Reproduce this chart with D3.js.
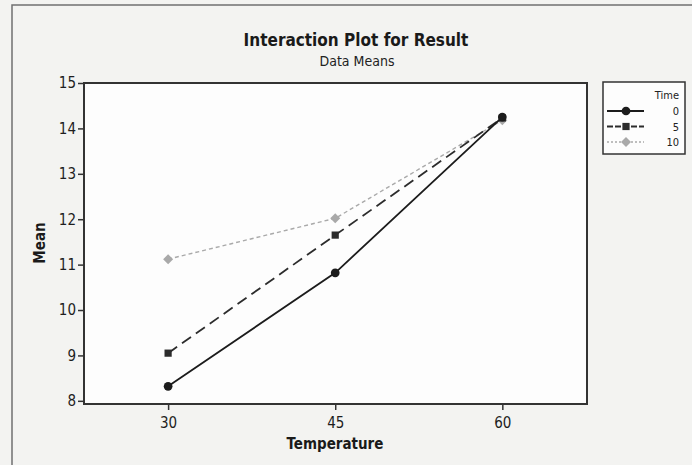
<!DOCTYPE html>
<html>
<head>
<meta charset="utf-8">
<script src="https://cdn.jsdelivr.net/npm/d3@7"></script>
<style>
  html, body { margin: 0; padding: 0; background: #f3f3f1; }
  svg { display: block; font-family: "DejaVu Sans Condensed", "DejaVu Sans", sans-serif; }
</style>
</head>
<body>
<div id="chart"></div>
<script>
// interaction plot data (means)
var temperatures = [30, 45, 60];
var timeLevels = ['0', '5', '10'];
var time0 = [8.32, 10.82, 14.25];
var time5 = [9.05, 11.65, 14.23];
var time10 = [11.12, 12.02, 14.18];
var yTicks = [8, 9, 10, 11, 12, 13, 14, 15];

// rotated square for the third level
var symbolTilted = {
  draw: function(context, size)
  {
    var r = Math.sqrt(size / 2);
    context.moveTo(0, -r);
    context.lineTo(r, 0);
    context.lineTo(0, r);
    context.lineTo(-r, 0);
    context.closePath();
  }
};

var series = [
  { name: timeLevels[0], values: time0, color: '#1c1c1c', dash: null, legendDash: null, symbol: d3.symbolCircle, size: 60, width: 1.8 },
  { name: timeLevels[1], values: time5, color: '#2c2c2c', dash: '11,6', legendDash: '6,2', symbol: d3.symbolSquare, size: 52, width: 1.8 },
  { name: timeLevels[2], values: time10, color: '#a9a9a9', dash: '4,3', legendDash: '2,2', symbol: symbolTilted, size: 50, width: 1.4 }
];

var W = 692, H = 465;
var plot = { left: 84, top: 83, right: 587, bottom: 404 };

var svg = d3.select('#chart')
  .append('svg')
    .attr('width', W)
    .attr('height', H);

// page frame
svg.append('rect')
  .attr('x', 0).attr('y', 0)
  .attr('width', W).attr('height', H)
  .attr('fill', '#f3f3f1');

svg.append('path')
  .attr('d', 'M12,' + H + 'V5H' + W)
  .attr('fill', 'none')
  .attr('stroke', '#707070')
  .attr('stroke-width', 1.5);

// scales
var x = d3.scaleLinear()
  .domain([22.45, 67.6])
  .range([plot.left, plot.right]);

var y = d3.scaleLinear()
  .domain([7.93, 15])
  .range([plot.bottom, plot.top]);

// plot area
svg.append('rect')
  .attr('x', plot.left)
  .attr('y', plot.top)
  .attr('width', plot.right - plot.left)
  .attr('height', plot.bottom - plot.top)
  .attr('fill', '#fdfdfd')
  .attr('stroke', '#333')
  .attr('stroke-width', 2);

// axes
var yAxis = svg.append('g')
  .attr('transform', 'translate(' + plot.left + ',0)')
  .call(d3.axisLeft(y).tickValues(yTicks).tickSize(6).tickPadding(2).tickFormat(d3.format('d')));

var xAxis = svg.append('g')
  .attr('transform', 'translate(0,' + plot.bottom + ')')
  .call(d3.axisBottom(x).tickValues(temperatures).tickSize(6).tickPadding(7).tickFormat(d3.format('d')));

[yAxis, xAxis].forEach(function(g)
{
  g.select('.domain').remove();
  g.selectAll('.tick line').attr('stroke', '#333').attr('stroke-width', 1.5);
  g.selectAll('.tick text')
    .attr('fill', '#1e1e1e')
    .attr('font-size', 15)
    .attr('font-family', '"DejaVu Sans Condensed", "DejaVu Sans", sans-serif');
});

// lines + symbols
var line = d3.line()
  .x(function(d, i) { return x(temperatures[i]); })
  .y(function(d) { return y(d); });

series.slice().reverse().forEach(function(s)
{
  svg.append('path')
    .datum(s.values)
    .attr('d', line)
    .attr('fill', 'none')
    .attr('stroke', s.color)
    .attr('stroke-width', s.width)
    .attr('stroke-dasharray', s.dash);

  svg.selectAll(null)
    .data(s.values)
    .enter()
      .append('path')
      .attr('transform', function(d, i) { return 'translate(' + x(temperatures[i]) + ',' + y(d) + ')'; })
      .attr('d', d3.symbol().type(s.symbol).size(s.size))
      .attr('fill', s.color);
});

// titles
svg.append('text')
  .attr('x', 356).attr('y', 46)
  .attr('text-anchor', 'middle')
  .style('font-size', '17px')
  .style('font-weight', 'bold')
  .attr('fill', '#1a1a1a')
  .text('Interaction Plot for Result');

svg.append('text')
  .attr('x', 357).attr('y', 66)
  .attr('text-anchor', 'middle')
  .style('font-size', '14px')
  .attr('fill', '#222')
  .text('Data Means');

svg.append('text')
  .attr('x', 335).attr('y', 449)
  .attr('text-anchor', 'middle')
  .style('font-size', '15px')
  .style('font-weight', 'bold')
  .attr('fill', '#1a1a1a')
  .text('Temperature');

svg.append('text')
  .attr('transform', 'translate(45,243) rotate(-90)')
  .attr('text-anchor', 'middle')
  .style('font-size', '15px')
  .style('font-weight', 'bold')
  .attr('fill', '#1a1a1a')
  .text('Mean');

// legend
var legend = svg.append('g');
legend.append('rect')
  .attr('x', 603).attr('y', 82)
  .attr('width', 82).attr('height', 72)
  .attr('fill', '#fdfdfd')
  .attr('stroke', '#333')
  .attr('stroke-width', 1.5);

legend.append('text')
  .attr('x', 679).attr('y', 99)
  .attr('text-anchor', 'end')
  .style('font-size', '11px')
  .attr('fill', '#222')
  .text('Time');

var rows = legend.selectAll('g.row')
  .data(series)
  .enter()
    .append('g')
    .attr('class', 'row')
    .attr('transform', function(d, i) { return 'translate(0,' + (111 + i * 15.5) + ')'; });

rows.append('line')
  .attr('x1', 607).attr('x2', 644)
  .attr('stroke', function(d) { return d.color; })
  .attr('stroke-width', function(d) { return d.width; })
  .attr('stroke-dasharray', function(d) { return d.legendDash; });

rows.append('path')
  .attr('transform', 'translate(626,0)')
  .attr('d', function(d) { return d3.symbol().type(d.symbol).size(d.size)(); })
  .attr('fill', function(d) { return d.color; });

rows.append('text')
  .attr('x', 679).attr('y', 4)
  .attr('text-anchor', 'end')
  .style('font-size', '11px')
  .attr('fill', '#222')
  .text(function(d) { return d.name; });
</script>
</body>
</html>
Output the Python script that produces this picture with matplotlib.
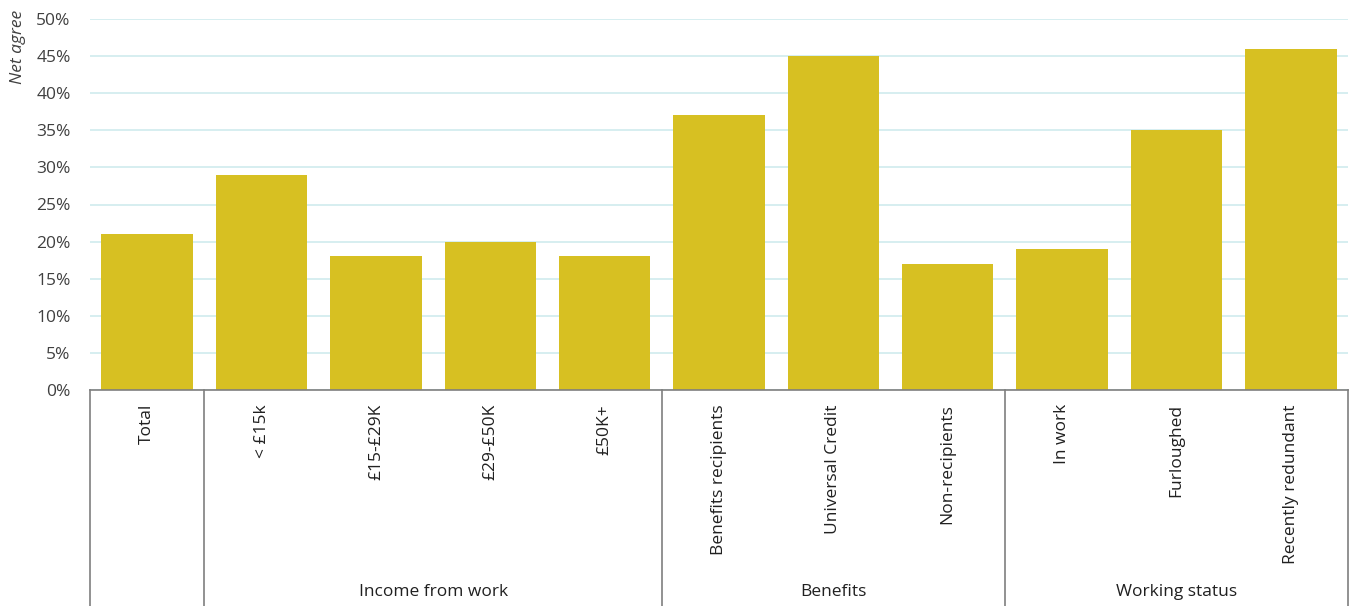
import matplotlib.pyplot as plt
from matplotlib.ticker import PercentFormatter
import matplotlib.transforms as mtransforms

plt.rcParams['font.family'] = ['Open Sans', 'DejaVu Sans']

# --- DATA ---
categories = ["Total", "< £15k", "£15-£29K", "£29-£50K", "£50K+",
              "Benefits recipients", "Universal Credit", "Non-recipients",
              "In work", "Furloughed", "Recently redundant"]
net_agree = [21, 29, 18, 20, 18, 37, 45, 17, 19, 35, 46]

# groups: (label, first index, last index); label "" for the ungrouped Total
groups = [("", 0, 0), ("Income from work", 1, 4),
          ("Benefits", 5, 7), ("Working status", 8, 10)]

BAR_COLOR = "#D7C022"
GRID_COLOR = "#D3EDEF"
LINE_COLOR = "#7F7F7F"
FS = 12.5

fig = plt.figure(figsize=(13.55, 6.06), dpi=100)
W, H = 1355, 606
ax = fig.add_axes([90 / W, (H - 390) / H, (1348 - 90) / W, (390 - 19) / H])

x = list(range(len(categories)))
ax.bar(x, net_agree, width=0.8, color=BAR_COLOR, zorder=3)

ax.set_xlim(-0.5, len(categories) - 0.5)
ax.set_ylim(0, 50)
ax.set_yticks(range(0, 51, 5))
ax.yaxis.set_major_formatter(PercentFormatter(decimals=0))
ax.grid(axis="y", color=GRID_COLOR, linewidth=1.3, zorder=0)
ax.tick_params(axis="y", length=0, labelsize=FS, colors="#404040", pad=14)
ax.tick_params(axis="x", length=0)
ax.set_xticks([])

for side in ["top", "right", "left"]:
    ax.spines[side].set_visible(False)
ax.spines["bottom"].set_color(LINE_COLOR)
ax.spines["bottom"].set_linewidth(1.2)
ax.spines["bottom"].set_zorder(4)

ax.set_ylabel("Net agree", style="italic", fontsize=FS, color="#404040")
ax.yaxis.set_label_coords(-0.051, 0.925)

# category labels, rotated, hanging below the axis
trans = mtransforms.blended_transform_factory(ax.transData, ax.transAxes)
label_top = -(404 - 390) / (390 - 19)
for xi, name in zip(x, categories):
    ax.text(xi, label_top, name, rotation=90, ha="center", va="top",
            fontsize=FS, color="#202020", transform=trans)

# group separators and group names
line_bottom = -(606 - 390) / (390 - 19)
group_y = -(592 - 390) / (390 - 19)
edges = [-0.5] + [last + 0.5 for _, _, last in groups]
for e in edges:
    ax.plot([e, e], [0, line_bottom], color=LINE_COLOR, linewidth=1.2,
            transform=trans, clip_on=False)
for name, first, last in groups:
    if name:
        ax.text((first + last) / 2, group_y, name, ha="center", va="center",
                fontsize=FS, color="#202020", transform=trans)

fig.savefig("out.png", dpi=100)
========================================================================
#### WORK INSTRUCTIONS:
In the lines above, locate the string "this". Copy every line where it occurs.

#### TASK RESPONSE:
Reproduce this chart with D3.js.
Output the Python script that produces this picture with matplotlib.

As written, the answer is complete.